> _WHAT YOU WILL DO_
Write out the data below exactly as given, without any of its pictures.

══ DATA SUPPLIED ══

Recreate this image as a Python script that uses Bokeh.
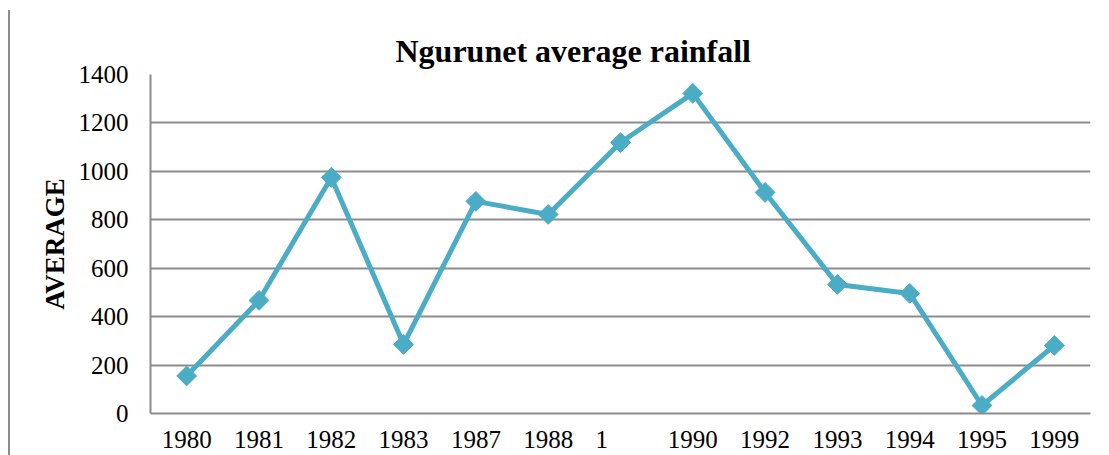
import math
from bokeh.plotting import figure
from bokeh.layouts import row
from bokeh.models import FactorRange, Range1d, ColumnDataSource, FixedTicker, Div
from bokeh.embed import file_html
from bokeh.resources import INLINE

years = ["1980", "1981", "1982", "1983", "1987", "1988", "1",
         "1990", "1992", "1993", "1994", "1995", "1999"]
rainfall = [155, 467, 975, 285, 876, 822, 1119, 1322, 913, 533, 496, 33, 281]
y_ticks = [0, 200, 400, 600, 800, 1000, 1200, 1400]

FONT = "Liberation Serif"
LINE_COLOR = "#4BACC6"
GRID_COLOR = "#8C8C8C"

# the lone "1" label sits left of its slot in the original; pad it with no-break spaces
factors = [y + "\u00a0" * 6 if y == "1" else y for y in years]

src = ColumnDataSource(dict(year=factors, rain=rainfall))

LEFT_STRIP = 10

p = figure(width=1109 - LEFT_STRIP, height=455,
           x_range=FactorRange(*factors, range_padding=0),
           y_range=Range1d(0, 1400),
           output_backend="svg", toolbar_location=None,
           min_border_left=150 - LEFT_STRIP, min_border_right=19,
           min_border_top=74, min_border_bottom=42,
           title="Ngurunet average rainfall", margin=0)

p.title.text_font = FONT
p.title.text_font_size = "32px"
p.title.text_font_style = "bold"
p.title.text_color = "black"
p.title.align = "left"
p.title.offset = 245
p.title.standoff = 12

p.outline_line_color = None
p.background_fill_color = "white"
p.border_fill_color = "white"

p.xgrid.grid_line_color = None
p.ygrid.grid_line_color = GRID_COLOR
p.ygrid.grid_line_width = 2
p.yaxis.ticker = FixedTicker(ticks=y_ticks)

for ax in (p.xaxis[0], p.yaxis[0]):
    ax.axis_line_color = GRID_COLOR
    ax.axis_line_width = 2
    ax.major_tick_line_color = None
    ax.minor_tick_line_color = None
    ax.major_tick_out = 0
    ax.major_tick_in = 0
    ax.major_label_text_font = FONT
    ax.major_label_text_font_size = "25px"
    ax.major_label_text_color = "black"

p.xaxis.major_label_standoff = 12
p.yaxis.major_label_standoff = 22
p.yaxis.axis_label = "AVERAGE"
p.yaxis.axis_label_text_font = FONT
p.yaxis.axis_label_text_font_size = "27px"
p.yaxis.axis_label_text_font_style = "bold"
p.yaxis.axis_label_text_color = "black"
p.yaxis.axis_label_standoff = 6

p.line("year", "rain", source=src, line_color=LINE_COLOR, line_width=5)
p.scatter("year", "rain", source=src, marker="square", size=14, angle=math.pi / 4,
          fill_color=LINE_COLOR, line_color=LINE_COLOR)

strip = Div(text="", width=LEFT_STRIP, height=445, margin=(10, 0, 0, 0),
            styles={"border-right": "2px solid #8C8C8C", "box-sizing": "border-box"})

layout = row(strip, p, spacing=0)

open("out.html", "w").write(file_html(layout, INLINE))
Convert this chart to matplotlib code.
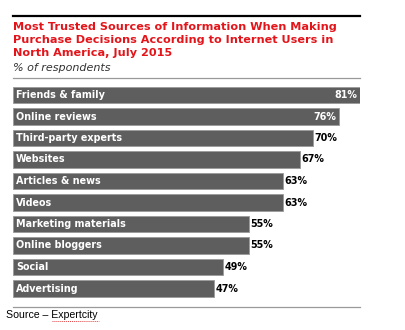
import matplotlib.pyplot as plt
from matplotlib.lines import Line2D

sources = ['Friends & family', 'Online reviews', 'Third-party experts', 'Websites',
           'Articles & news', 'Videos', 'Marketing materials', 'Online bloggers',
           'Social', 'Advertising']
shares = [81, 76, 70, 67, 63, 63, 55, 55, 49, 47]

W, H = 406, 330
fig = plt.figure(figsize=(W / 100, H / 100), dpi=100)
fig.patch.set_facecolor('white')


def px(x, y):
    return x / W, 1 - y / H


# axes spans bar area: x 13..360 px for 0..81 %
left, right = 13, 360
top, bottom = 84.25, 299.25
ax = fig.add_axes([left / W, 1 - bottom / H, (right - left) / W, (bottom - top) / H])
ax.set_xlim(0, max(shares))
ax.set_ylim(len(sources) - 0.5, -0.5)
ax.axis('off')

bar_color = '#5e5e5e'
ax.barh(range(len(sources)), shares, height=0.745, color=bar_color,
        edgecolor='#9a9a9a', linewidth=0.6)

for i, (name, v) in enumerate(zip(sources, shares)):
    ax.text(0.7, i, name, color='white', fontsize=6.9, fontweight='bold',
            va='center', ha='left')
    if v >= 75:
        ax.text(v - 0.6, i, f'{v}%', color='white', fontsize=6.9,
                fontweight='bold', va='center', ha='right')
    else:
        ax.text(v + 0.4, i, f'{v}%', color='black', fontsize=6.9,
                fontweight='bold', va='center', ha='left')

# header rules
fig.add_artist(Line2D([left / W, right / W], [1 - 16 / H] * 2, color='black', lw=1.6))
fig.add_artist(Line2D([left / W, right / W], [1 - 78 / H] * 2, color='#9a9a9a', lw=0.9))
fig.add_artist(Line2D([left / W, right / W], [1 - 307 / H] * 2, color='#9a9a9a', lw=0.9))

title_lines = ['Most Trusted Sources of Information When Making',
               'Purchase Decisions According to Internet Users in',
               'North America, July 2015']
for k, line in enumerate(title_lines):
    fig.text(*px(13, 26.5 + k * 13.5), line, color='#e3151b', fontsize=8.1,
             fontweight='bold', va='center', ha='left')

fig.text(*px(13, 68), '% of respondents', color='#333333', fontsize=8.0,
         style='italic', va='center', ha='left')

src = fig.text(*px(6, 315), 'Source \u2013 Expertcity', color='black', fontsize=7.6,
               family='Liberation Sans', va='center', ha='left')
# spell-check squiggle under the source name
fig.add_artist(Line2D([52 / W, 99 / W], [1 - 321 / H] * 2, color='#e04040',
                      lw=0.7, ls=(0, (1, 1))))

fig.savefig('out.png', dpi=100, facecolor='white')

═══

> _TASK RESULT_
Recreate this image as a Python script that uses Bokeh.
import math
from bokeh.plotting import figure
from bokeh.layouts import row
from bokeh.models import FactorRange, Range1d, ColumnDataSource, FixedTicker, Div
from bokeh.embed import file_html
from bokeh.resources import INLINE

years = ["1980", "1981", "1982", "1983", "1987", "1988", "1",
         "1990", "1992", "1993", "1994", "1995", "1999"]
rainfall = [155, 467, 975, 285, 876, 822, 1119, 1322, 913, 533, 496, 33, 281]
y_ticks = [0, 200, 400, 600, 800, 1000, 1200, 1400]

FONT = "Liberation Serif"
LINE_COLOR = "#4BACC6"
GRID_COLOR = "#8C8C8C"

# the lone "1" label sits left of its slot in the original; pad it with no-break spaces
factors = [y + "\u00a0" * 6 if y == "1" else y for y in years]

src = ColumnDataSource(dict(year=factors, rain=rainfall))

LEFT_STRIP = 10

p = figure(width=1109 - LEFT_STRIP, height=455,
           x_range=FactorRange(*factors, range_padding=0),
           y_range=Range1d(0, 1400),
           output_backend="svg", toolbar_location=None,
           min_border_left=150 - LEFT_STRIP, min_border_right=19,
           min_border_top=74, min_border_bottom=42,
           title="Ngurunet average rainfall", margin=0)

p.title.text_font = FONT
p.title.text_font_size = "32px"
p.title.text_font_style = "bold"
p.title.text_color = "black"
p.title.align = "left"
p.title.offset = 245
p.title.standoff = 12

p.outline_line_color = None
p.background_fill_color = "white"
p.border_fill_color = "white"

p.xgrid.grid_line_color = None
p.ygrid.grid_line_color = GRID_COLOR
p.ygrid.grid_line_width = 2
p.yaxis.ticker = FixedTicker(ticks=y_ticks)

for ax in (p.xaxis[0], p.yaxis[0]):
    ax.axis_line_color = GRID_COLOR
    ax.axis_line_width = 2
    ax.major_tick_line_color = None
    ax.minor_tick_line_color = None
    ax.major_tick_out = 0
    ax.major_tick_in = 0
    ax.major_label_text_font = FONT
    ax.major_label_text_font_size = "25px"
    ax.major_label_text_color = "black"

p.xaxis.major_label_standoff = 12
p.yaxis.major_label_standoff = 22
p.yaxis.axis_label = "AVERAGE"
p.yaxis.axis_label_text_font = FONT
p.yaxis.axis_label_text_font_size = "27px"
p.yaxis.axis_label_text_font_style = "bold"
p.yaxis.axis_label_text_color = "black"
p.yaxis.axis_label_standoff = 6

p.line("year", "rain", source=src, line_color=LINE_COLOR, line_width=5)
p.scatter("year", "rain", source=src, marker="square", size=14, angle=math.pi / 4,
          fill_color=LINE_COLOR, line_color=LINE_COLOR)

strip = Div(text="", width=LEFT_STRIP, height=445, margin=(10, 0, 0, 0),
            styles={"border-right": "2px solid #8C8C8C", "box-sizing": "border-box"})

layout = row(strip, p, spacing=0)

open("out.html", "w").write(file_html(layout, INLINE))
Convert this chart to matplotlib code.
import matplotlib.pyplot as plt
from matplotlib.lines import Line2D

sources = ['Friends & family', 'Online reviews', 'Third-party experts', 'Websites',
           'Articles & news', 'Videos', 'Marketing materials', 'Online bloggers',
           'Social', 'Advertising']
shares = [81, 76, 70, 67, 63, 63, 55, 55, 49, 47]

W, H = 406, 330
fig = plt.figure(figsize=(W / 100, H / 100), dpi=100)
fig.patch.set_facecolor('white')


def px(x, y):
    return x / W, 1 - y / H


# axes spans bar area: x 13..360 px for 0..81 %
left, right = 13, 360
top, bottom = 84.25, 299.25
ax = fig.add_axes([left / W, 1 - bottom / H, (right - left) / W, (bottom - top) / H])
ax.set_xlim(0, max(shares))
ax.set_ylim(len(sources) - 0.5, -0.5)
ax.axis('off')

bar_color = '#5e5e5e'
ax.barh(range(len(sources)), shares, height=0.745, color=bar_color,
        edgecolor='#9a9a9a', linewidth=0.6)

for i, (name, v) in enumerate(zip(sources, shares)):
    ax.text(0.7, i, name, color='white', fontsize=6.9, fontweight='bold',
            va='center', ha='left')
    if v >= 75:
        ax.text(v - 0.6, i, f'{v}%', color='white', fontsize=6.9,
                fontweight='bold', va='center', ha='right')
    else:
        ax.text(v + 0.4, i, f'{v}%', color='black', fontsize=6.9,
                fontweight='bold', va='center', ha='left')

# header rules
fig.add_artist(Line2D([left / W, right / W], [1 - 16 / H] * 2, color='black', lw=1.6))
fig.add_artist(Line2D([left / W, right / W], [1 - 78 / H] * 2, color='#9a9a9a', lw=0.9))
fig.add_artist(Line2D([left / W, right / W], [1 - 307 / H] * 2, color='#9a9a9a', lw=0.9))

title_lines = ['Most Trusted Sources of Information When Making',
               'Purchase Decisions According to Internet Users in',
               'North America, July 2015']
for k, line in enumerate(title_lines):
    fig.text(*px(13, 26.5 + k * 13.5), line, color='#e3151b', fontsize=8.1,
             fontweight='bold', va='center', ha='left')

fig.text(*px(13, 68), '% of respondents', color='#333333', fontsize=8.0,
         style='italic', va='center', ha='left')

src = fig.text(*px(6, 315), 'Source \u2013 Expertcity', color='black', fontsize=7.6,
               family='Liberation Sans', va='center', ha='left')
# spell-check squiggle under the source name
fig.add_artist(Line2D([52 / W, 99 / W], [1 - 321 / H] * 2, color='#e04040',
                      lw=0.7, ls=(0, (1, 1))))

fig.savefig('out.png', dpi=100, facecolor='white')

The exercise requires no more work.